I feel like it's yet to be determined. No matter where I go and talk with people in my age group, I find it very easy, Christian or non-Christian, to get somebody to resonate with the idea that religious systems are disillusioning.

What's yet to be seen is whether our generation will be able to overcome this cynical phase that maybe comes with the 20s, that stage of life where you're examining what you've been taught. If we're able to move beyond this disillusionment, then I think leadership in my generation will blossom and will flourish.

But this is not limited to my generation. I think disillusionment is a timeless issue just like suffering. Disillusionment is a response to suffering: "This is not matching up to what I expected, so what do I do?" The word disillusionment comes from "dis" which means "away from" and "illusionment" which means a "false impression of reality." We need to move away from our false impressions of religion, and move toward the ideals of the faith and true followership, which involves day-to-day community and life-on-life witness.

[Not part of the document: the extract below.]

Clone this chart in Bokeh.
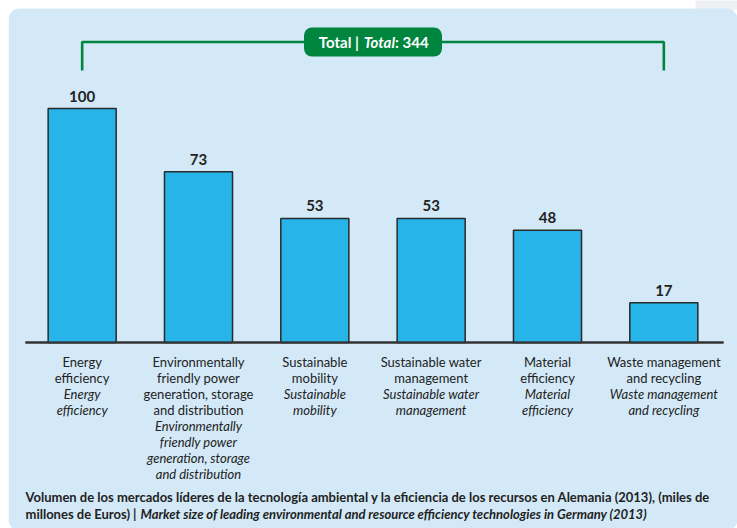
from bokeh.plotting import figure
from bokeh.models import ColumnDataSource, Label, FactorRange, Range1d
from bokeh.core.properties import value
from bokeh.embed import file_html
from bokeh.resources import INLINE

# ---------------- data ----------------
categories = [
    "Energy efficiency",
    "Environmentally friendly power generation, storage and distribution",
    "Sustainable mobility",
    "Sustainable water management",
    "Material efficiency",
    "Waste management and recycling",
]
values = [100, 73, 53, 53, 48, 17]
label_lines = [
    "Energy\nefficiency",
    "Environmentally\nfriendly power\ngeneration, storage\nand distribution",
    "Sustainable\nmobility",
    "Sustainable water\nmanagement",
    "Material\nefficiency",
    "Waste management\nand recycling",
]
total_value = 344
total_label = "Total |"
total_label_it = "Total"
caption_line1 = ("Volumen de los mercados líderes de la tecnología ambiental y la eficiencia "
                 "de los recursos en Alemania (2013), (miles de")
caption_line2a = "millones de Euros) |"
caption_line2b = ("Market size of leading environmental and resource efficiency "
                  "technologies in Germany (2013)")

# ---------------- style / layout ----------------
PANEL = "#d3e9f7"
BAR = "#27b4e9"
GREEN = "#00853f"
DARK = "#222222"
FONT = "Lato"

W, H = 737, 528
BL = 8                     # white left border (page background)
PAD_PX = 15.5              # padding between frame edge and first/last category
N = len(categories)
PPC = (W - BL - 2 * PAD_PX) / N      # pixels per category
PAD = PAD_PX / PPC
CAT_LEFT = BL + PAD_PX
AXIS_PX = 342              # vertical pixel of the zero line
PPU = (AXIS_PX - 108) / 100.0        # pixels per value unit


def X(px):
    return (px - CAT_LEFT) / PPC


def Y(py):
    return (AXIS_PX - py) / PPU


p = figure(
    x_range=FactorRange(*categories, range_padding=PAD, range_padding_units="absolute"),
    y_range=Range1d(Y(H), Y(0)),
    width=W, height=H,
    output_backend="svg", toolbar_location=None,
    min_border_left=BL, min_border_right=0,
    min_border_top=0, min_border_bottom=0,
)
p.background_fill_color = "white"
p.border_fill_color = "white"
p.outline_line_color = None
p.xgrid.visible = False
p.ygrid.visible = False
p.yaxis.visible = False

# page decoration: grey strip top-right and rounded light-blue panel
p.quad(left=[X(695)], right=[X(760)], top=[Y(-5)], bottom=[Y(9)],
       fill_color="#eef0f3", line_color=None)
p.quad(left=[X(8)], right=[X(737)], top=[Y(8)], bottom=[Y(530)],
       fill_color=PANEL, line_color=None, border_radius=11)

# baseline extending a little past the outer bars
p.segment(x0=[X(25)], x1=[X(723)], y0=[0], y1=[0],
          line_color="#333333", line_width=2)

ax = p.xaxis[0]
ax.fixed_location = 0
ax.bounds = (X(25), X(723))
ax.axis_line_color = "#333333"
ax.axis_line_width = 2
ax.major_tick_line_color = None
ax.major_tick_in = 0
ax.major_tick_out = 0
ax.minor_tick_line_color = None
ax.major_label_text_font_size = "0px"
ax.major_label_text_color = None

LINE_PX = 16
FIRST_TOP_PX = 11
LAB_SIZE = "13px"
LAB_LH = 1.02

src = ColumnDataSource(dict(
    cat=categories,
    val=values,
    txt=[str(v) for v in values],
    txt_y=[v + 12.5 / PPU for v in values],
    lines=label_lines,
    lab_y=[-FIRST_TOP_PX / PPU] * N,
    ital_y=[-(FIRST_TOP_PX + LINE_PX * (s.count("\n") + 1)) / PPU for s in label_lines],
))

p.vbar(x="cat", top="val", bottom=0, width=0.585, source=src,
       fill_color=BAR, line_color="#2a2a2a", line_width=1.5)

p.text(x="cat", y="txt_y", text="txt", source=src,
       text_align="center", text_baseline="middle",
       text_font=value(FONT), text_font_style="bold", text_font_size="15px",
       text_color=DARK)

p.text(x="cat", y="lab_y", text="lines", source=src,
       text_align="center", text_baseline="top",
       text_font=value(FONT), text_font_size=LAB_SIZE, text_color=DARK,
       text_line_height=LAB_LH)
p.text(x="cat", y="ital_y", text="lines", source=src,
       text_align="center", text_baseline="top",
       text_font=value(FONT), text_font_style="italic",
       text_font_size=LAB_SIZE, text_color=DARK, text_line_height=LAB_LH)

# bracket + total badge
br_top = Y(41.5)
br_bot = Y(70)
p.line(x=[categories[0], categories[0], categories[-1], categories[-1]],
       y=[br_bot, br_top, br_top, br_bot], line_color=GREEN, line_width=2.6)

mid = N / 2
half_w = 69 / PPC
half_h = 14.5 / PPU
p.quad(left=[mid - half_w], right=[mid + half_w],
       top=[br_top + half_h], bottom=[br_top - half_h],
       fill_color=GREEN, line_color=None, border_radius=8)

p.add_layout(Label(x=mid - 14 / PPC, y=br_top, text=total_label,
                   text_align="right", text_baseline="middle",
                   text_font=FONT, text_font_style="bold",
                   text_font_size="15px", text_color="white"))
p.add_layout(Label(x=mid + 22 / PPC, y=br_top, text=total_label_it,
                   text_align="right", text_baseline="middle",
                   text_font=FONT, text_font_style="bold italic",
                   text_font_size="15px", text_color="white"))
p.add_layout(Label(x=mid + 22 / PPC, y=br_top, text=": " + str(total_value),
                   text_align="left", text_baseline="middle",
                   text_font=FONT, text_font_style="bold",
                   text_font_size="15px", text_color="white"))

# caption
CAP_SIZE = "13px"
p.add_layout(Label(x=X(25), y=Y(496), text=caption_line1,
                   text_align="left", text_baseline="middle",
                   text_font=FONT, text_font_style="bold",
                   text_font_size=CAP_SIZE, text_color=DARK))
p.add_layout(Label(x=X(25), y=Y(513), text=caption_line2a,
                   text_align="left", text_baseline="middle",
                   text_font=FONT, text_font_style="bold",
                   text_font_size=CAP_SIZE, text_color=DARK))
p.add_layout(Label(x=X(140), y=Y(513), text=caption_line2b,
                   text_align="left", text_baseline="middle",
                   text_font=FONT, text_font_style="bold italic",
                   text_font_size=CAP_SIZE, text_color=DARK))

open("out.html", "w").write(file_html(p, INLINE))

Moderns are big on labels. Would you classify yourself, and your friends, as postmodern?

I try to stay away from labels like postmodern, emergent, etc. You can institutionalize anything, and that's my leeriness when it comes to labels. You can institutionalize candles in a service, or looking at theooze.com.

I'm a history teacher. When I read about the Great Awakening or the Reformation, I see the same spirit of just wanting to own faith for our own generation and make it real. This spirit cycles through history and is a necessary part of each generation, that stage of reflecting and examining what their forefathers had said to them.

The problem for my generation is not that we don't agree on church doctrine; it's that we're not convinced that the church system offers any kind of compelling truth, that we don't get close enough to get excited about the doctrine to begin with.